The main function in the other language is intended to import these routines and manually call them each exactly once. adainit must be called prior to any calls to the Ada code, and adafinal is to be called after all the calls to the Ada code.

For example:

#include "stdio.h"

extern int checksum (char *input, int count);

extern void adainit (void);
extern void adafinal (void);

int main (int argc, char *argv[]) {
   char * Str = "Hello World!";
   int sum;
   adainit ();
   sum = checksum (Str, strlen (Str));
   adafinal ();
   printf ("checksum for '%s' is %d", Str, sum);
   return 0;
}

In the above, we have an Ada routine to compute a checksum, called by a C main function.

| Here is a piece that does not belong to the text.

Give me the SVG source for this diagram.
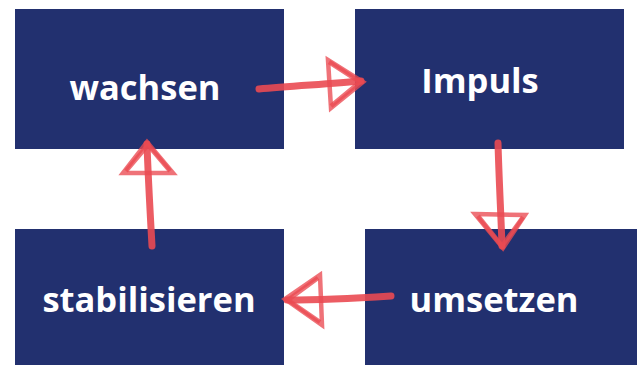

Therefore, we use "extern" to tell the C compiler that the "checksum" function is defined elsewhere, i.e., in the Ada routine. Likewise, we tell the compiler that functions adainit and adafinal are defined elsewhere. The call to adainit is made before the call to any Ada code, thus all the elaboration code is guaranteed to happen before checksum needs it. Once the Ada code is not needed, the call to adafinal can be made.

Both adainit and adafinal have no effect after the first invocation. That means you cannot structure your foreign code to iteratively call the two routines whenever you want to invoke some Ada code. In practice you just call them once in the main and be done with it.